When we put the operational carbon and embodied carbon together, we can assess the whole-life carbon of a building system or project. With an LCA that is measuring whole-life carbon, a “hot-spot” analysis can be performed to identify either lifecycle stages, materials, or building systems that contribute the most to the project’s total carbon. For a net-zero energy building, this might be the structural system, or for a code-minimum building in a harsh climate, it may be the carbon emitted for space heating or cooling. These hot-spot analyses give the design team the ability to focus on the areas that contribute the most to the carbon and have the highest potential to make reductions.
So, in practice, how do we assess the whole-life carbon of our projects? While we can use manual approaches, there are also several free and commercial tools available to help model the whole-life carbon of a project. The Athena Impact Estimator for Buildings is a free tool, specific to North America, that allows for the modeling of whole-life carbon from either general building information or a bill of materials and energy demand. For those interested in incorporating carbon measurements directly into a Revit workflow, Tally is a commercially available plug-in. OneClick LCA is another commercial tool with access to a large database of EPDs and generic material data. Once bills of materials are known, and a project has moved towards procurement, the Embodied Carbon in Construction Calculator (EC3) can help match bills of materials to specific EPDs. EC3 is a free tool, with an ever-growing collection of EPDs. These are just a few of the available tools, with more and more coming available each day.

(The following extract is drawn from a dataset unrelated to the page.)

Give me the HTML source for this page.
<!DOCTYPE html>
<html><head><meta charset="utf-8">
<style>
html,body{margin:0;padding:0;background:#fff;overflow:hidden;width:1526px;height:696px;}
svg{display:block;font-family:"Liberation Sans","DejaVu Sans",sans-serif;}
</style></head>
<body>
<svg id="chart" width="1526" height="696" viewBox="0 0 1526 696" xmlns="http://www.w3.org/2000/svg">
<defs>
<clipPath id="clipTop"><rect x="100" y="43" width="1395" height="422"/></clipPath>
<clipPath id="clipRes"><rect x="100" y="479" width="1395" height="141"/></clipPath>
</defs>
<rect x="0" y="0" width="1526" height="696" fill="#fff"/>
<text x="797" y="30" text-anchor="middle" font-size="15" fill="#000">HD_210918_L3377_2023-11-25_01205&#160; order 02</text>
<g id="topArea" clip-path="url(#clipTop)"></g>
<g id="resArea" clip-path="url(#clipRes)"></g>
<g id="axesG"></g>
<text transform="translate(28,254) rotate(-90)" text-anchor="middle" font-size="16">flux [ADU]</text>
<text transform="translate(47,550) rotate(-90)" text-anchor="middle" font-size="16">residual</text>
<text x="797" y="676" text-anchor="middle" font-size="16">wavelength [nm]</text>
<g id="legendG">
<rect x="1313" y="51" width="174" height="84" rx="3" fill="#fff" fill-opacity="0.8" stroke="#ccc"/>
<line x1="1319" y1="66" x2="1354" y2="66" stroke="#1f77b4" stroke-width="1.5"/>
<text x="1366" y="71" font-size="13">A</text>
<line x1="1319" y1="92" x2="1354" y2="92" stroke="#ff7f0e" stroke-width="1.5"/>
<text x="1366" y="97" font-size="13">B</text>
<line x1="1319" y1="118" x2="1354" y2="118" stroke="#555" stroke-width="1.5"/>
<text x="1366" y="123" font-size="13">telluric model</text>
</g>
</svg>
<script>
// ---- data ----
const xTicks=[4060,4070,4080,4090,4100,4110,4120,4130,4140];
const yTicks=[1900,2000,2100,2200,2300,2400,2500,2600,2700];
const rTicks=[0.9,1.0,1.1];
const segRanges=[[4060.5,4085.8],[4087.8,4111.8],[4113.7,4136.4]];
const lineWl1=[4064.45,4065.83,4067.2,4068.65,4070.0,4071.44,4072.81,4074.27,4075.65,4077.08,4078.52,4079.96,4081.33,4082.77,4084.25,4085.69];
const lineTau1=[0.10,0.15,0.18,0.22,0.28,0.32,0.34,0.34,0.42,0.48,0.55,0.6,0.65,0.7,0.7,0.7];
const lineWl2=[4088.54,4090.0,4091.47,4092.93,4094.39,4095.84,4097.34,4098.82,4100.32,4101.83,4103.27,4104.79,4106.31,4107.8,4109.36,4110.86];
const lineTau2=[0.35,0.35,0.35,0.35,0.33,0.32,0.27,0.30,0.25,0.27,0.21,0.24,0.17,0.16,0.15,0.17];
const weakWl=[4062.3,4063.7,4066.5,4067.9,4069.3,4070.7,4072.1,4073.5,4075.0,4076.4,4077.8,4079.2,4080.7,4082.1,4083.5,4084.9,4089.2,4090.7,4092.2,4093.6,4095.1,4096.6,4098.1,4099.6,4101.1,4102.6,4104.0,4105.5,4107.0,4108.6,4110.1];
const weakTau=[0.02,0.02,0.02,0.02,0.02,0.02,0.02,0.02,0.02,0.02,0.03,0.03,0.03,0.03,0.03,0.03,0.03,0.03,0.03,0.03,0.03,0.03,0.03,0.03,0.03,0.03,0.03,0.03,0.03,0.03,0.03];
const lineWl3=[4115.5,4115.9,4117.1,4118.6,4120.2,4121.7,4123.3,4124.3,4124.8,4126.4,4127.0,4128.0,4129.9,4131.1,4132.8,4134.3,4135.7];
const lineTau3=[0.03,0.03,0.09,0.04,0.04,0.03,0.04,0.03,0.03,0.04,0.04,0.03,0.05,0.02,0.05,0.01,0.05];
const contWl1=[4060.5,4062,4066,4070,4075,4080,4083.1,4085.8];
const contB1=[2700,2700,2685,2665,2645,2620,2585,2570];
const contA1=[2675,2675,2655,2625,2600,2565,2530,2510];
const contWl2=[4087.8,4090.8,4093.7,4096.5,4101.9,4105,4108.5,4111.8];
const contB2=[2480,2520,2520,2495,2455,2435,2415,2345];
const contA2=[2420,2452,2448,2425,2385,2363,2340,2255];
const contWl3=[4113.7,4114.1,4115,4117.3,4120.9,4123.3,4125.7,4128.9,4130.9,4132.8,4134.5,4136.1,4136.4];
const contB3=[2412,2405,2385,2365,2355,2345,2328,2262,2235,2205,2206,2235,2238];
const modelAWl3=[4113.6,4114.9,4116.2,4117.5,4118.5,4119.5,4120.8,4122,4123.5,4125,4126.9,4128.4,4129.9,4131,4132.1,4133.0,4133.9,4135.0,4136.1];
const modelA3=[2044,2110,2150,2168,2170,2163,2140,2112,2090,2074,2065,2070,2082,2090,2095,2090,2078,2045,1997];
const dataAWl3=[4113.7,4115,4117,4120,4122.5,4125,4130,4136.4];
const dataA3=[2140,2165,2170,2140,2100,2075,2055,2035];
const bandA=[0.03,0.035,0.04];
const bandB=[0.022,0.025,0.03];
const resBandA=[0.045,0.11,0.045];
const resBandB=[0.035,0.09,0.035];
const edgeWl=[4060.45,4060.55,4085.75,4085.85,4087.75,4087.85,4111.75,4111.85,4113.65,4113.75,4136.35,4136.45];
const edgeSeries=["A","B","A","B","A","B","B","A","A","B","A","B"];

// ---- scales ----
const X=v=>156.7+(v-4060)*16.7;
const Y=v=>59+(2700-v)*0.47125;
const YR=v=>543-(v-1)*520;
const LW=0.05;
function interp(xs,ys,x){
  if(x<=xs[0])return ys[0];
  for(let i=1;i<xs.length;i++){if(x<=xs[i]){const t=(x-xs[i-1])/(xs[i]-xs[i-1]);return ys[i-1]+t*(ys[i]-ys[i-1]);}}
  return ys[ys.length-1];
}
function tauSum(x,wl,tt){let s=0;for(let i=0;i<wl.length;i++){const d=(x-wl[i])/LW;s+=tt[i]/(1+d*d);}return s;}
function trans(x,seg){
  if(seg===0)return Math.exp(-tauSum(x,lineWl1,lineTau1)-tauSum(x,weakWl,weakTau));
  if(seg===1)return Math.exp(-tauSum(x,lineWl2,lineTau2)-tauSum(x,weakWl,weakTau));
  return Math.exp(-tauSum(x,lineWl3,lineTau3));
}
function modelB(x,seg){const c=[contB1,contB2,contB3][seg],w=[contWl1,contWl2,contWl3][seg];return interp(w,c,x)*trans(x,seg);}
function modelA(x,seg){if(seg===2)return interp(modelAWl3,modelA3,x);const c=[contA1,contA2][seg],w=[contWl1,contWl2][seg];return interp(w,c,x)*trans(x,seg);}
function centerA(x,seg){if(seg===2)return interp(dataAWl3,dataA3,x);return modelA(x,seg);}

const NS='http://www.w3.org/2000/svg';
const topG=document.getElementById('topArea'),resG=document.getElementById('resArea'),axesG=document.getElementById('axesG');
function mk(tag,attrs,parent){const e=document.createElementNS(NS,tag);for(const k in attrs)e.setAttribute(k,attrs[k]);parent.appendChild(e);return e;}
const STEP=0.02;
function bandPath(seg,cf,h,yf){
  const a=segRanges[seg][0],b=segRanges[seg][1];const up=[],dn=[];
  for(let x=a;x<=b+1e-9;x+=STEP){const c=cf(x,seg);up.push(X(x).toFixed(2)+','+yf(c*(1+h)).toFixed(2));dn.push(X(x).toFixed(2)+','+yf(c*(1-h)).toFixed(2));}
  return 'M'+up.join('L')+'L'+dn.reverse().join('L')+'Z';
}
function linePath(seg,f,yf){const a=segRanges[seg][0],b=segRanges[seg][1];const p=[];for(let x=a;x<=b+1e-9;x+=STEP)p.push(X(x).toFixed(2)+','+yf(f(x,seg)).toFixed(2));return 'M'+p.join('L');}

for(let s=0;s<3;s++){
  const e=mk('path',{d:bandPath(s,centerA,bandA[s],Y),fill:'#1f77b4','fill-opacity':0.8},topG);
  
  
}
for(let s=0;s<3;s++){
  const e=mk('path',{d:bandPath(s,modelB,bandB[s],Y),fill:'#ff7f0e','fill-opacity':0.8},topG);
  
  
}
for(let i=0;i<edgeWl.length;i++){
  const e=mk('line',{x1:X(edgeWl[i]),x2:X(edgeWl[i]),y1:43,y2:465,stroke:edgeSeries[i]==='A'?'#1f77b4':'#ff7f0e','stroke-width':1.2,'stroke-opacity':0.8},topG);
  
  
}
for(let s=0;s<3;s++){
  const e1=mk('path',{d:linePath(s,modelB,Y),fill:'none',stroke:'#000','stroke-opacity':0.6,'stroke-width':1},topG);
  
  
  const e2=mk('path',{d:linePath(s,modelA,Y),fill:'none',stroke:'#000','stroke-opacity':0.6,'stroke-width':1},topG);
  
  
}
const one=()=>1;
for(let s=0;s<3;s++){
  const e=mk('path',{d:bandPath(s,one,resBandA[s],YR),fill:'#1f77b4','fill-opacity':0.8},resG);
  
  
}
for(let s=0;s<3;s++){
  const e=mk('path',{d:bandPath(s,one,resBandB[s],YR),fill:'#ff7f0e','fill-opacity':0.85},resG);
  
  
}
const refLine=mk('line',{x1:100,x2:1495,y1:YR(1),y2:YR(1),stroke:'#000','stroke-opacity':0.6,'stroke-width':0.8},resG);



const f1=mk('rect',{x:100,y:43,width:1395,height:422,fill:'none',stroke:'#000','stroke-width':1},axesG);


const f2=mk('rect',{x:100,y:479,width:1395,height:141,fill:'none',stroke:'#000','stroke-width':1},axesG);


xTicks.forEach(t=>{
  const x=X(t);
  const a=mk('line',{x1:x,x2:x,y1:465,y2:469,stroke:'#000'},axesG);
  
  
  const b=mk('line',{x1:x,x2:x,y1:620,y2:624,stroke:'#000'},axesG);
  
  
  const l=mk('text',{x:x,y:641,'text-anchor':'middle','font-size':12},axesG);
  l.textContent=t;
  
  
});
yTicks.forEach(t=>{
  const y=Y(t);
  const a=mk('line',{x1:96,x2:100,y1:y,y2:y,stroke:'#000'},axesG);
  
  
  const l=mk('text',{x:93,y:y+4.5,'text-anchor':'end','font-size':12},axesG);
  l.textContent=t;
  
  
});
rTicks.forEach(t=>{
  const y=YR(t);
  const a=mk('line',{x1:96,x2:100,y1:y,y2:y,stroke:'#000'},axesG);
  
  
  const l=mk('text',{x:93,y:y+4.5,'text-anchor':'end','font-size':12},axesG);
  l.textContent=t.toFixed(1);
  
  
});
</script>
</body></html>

Trade-offs exist between operational and embodied carbon. For example, if we reduce the operational carbon by increasing the envelope insulation, we need more material. If the insulation material is carbon-intensive to manufacture (e.g., spray foams), the embodied carbon will increase, and in extreme cases, may outweigh the reductions of operational carbon. It is important that when evaluating design alternatives, comparisons are made on a functionally equivalent basis.

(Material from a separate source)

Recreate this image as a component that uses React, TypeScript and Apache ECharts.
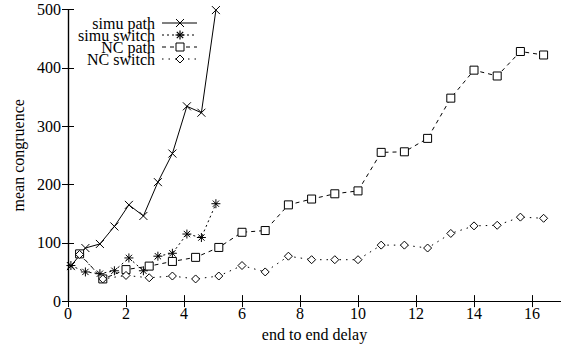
import React, { useEffect, useRef } from "react";
import * as echarts from "echarts";

const seriesNames = ["simu path", "simu switch", "NC path", "NC switch"];

const simuPathX = [0.1, 0.6, 1.1, 1.6, 2.1, 2.6, 3.1, 3.6, 4.1, 4.6, 5.1];
const simuPathY = [60, 91, 98, 128, 165, 146, 204, 253, 334, 323, 499];

const simuSwitchX = [0.1, 0.6, 1.1, 1.6, 2.1, 2.6, 3.1, 3.6, 4.1, 4.6, 5.1];
const simuSwitchY = [61, 50, 47, 52, 74, 52, 77, 82, 115, 109, 167];

const ncX = [0.4, 1.2, 2.0, 2.8, 3.6, 4.4, 5.2, 6.0, 6.8, 7.6, 8.4, 9.2, 10.0, 10.8, 11.6, 12.4, 13.2, 14.0, 14.8, 15.6, 16.4];
const ncPathY = [81, 38, 54, 60, 68, 75, 92, 118, 121, 165, 175, 184, 189, 255, 256, 279, 348, 396, 386, 428, 422];
const ncSwitchY = [80, 38, 44, 40, 43, 38, 43, 61, 50, 77, 71, 71, 71, 96, 96, 91, 116, 129, 130, 144, 142];

const xTicks = { min: 0, max: 17, interval: 2 };
const yTicks = { min: 0, max: 500, interval: 100 };

const FONT = "'Liberation Serif', 'Times New Roman', serif";

const zip = (xs: number[], ys: number[]) => xs.map((x, i) => [x, ys[i]]);

const dashes: (number[] | null)[] = [null, [2, 3], [4, 4], [1.5, 5]];

function legendGraphic() {
  const rowsY = [23, 35, 47, 59];
  const textRight = 155;
  const lx1 = 162;
  const lx2 = 197;
  const mx = 180;
  const els: any[] = [];
  seriesNames.forEach((n, i) => {
    const y = rowsY[i];
    els.push({
      type: "text",
      x: textRight,
      y,
      style: {
        text: n,
        align: "right",
        verticalAlign: "middle",
        fontFamily: FONT,
        fontSize: 16,
        fill: "#000",
      },
    });
    els.push({
      type: "line",
      shape: { x1: lx1, y1: y, x2: lx2, y2: y },
      style: { stroke: "#000", lineWidth: 1, lineDash: dashes[i] || undefined },
    });
    const s = 4;
    if (i === 0) {
      els.push({ type: "line", shape: { x1: mx - s, y1: y - s, x2: mx + s, y2: y + s }, style: { stroke: "#000", lineWidth: 1 } });
      els.push({ type: "line", shape: { x1: mx - s, y1: y + s, x2: mx + s, y2: y - s }, style: { stroke: "#000", lineWidth: 1 } });
    } else if (i === 1) {
      const a = 3.2;
      els.push({ type: "line", shape: { x1: mx, y1: y - 4.5, x2: mx, y2: y + 4.5 }, style: { stroke: "#000", lineWidth: 1.2 } });
      els.push({ type: "line", shape: { x1: mx - 4.5, y1: y, x2: mx + 4.5, y2: y }, style: { stroke: "#000", lineWidth: 1.2 } });
      els.push({ type: "line", shape: { x1: mx - a, y1: y - a, x2: mx + a, y2: y + a }, style: { stroke: "#000", lineWidth: 1.2 } });
      els.push({ type: "line", shape: { x1: mx - a, y1: y + a, x2: mx + a, y2: y - a }, style: { stroke: "#000", lineWidth: 1.2 } });
    } else if (i === 2) {
      els.push({ type: "rect", shape: { x: mx - 4, y: y - 4, width: 8, height: 8 }, style: { fill: "#fff", stroke: "#000", lineWidth: 1 } });
    } else {
      els.push({
        type: "polygon",
        shape: { points: [[mx, y - 4], [mx + 4, y], [mx, y + 4], [mx - 4, y]] },
        style: { fill: "#fff", stroke: "#000", lineWidth: 1 },
      });
    }
  });
  return els;
}

export default function App() {
  const ref = useRef<HTMLDivElement>(null);
  useEffect(() => {
    if (!ref.current) return;
    const chart = echarts.init(ref.current, null, { renderer: "svg" });
    const axisLine = { show: true, lineStyle: { color: "#000", width: 1.2 } };
    const tickIn = { show: true, inside: true, length: 6, lineStyle: { color: "#000", width: 1 } };
    const common = {
      type: "line",
      symbolSize: 8,
      lineStyle: { color: "#000", width: 1 },
      showSymbol: true,
    };
    chart.setOption({
      animation: false,
      backgroundColor: "#fff",
      textStyle: { fontFamily: FONT },
      grid: { left: 68, right: -1, top: 9.5, bottom: 42.5, containLabel: false },
      graphic: legendGraphic(),
      xAxis: [
        {
          type: "value",
          ...xTicks,
          position: "bottom",
          axisLine,
          axisTick: tickIn,
          splitLine: { show: false },
          axisLabel: {
            fontFamily: FONT,
            fontSize: 16,
            color: "#000",
            margin: 4,
            showMaxLabel: false,
          },
          name: "end to end delay",
          nameLocation: "middle",
          nameGap: 23,
          nameTextStyle: { fontFamily: FONT, fontSize: 16, color: "#000" },
        },
        {
          type: "value",
          ...xTicks,
          position: "top",
          axisLine,
          axisTick: tickIn,
          axisLabel: { show: false },
          splitLine: { show: false },
        },
      ],
      yAxis: [
        {
          type: "value",
          ...yTicks,
          position: "left",
          axisLine,
          axisTick: tickIn,
          splitLine: { show: false },
          axisLabel: { fontFamily: FONT, fontSize: 16, color: "#000", margin: 7 },
          name: "mean congruence",
          nameLocation: "middle",
          nameGap: 42,
          nameTextStyle: { fontFamily: FONT, fontSize: 16, color: "#000" },
        },
        {
          type: "value",
          ...yTicks,
          position: "right",
          axisLine,
          axisTick: tickIn,
          axisLabel: { show: false },
          splitLine: { show: false },
        },
      ],
      series: [
        {
          ...common,
          name: seriesNames[0],
          data: zip(simuPathX, simuPathY),
          symbol: "path://M0 0L10 10M10 0L0 10",
          symbolSize: 8,
          itemStyle: { color: "#000", borderColor: "#000", borderWidth: 1 },
          lineStyle: { color: "#000", width: 1, type: "solid" },
        },
        {
          ...common,
          name: seriesNames[1],
          data: zip(simuSwitchX, simuSwitchY),
          symbol: "path://M5 0L5 10M0 5L10 5M1.5 1.5L8.5 8.5M8.5 1.5L1.5 8.5",
          symbolSize: 9,
          itemStyle: { color: "none", borderColor: "#000", borderWidth: 1 },
          lineStyle: { color: "#000", width: 1, type: [2, 3] },
        },
        {
          ...common,
          name: seriesNames[2],
          data: zip(ncX, ncPathY),
          symbol: "rect",
          symbolSize: 8,
          itemStyle: { color: "#fff", borderColor: "#000", borderWidth: 1 },
          lineStyle: { color: "#000", width: 1, type: [4, 4] },
        },
        {
          ...common,
          name: seriesNames[3],
          data: zip(ncX, ncSwitchY),
          symbol: "diamond",
          symbolSize: 8,
          itemStyle: { color: "#fff", borderColor: "#000", borderWidth: 1 },
          lineStyle: { color: "#000", width: 1, type: [1.5, 5] },
        },
      ],
    });
    return () => chart.dispose();
  }, []);
  return (
    <div
      ref={ref}
      style={{ position: "fixed", left: 0, top: 0, width: 561, height: 347 }}
    />
  );
}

As you begin tracking both operational and embodied carbon in your projects, keep a lookout for a few things. First, always evaluate design alternatives on a lifecycle basis. If you just consider the embodied, or operational carbon, you will be missing the full carbon picture. Second, it takes time to quantify embodied carbon – high-quality quantity take-offs and high-quality carbon data are necessary to ensure an accurate carbon figure. Third, there is no easy answer to reducing whole-life carbon – each region and project is unique and will require different design strategies. For example, for an all-electric building in a mild climate with an already low-carbon electrical grid, a majority of the whole-life carbon may be in the structural system. And if it is a reinforced concrete structural system, working with a material supplier to specify a low-carbon concrete mix design would be the best strategy to lower the total carbon impact. In contrast, a mass-timber building in a heating-dominated climate with a fossil-fuel-based heating system might find increasing the thermal performance of the envelope to be the most impactful way to reduce whole-life carbon. Thus, knowledge sharing is an important part of the process as we move towards fully decarbonizing our buildings. And in order to achieve a low-carbon built environment, we must begin by measuring the whole-life carbon of our buildings, and then we can work to reduce it.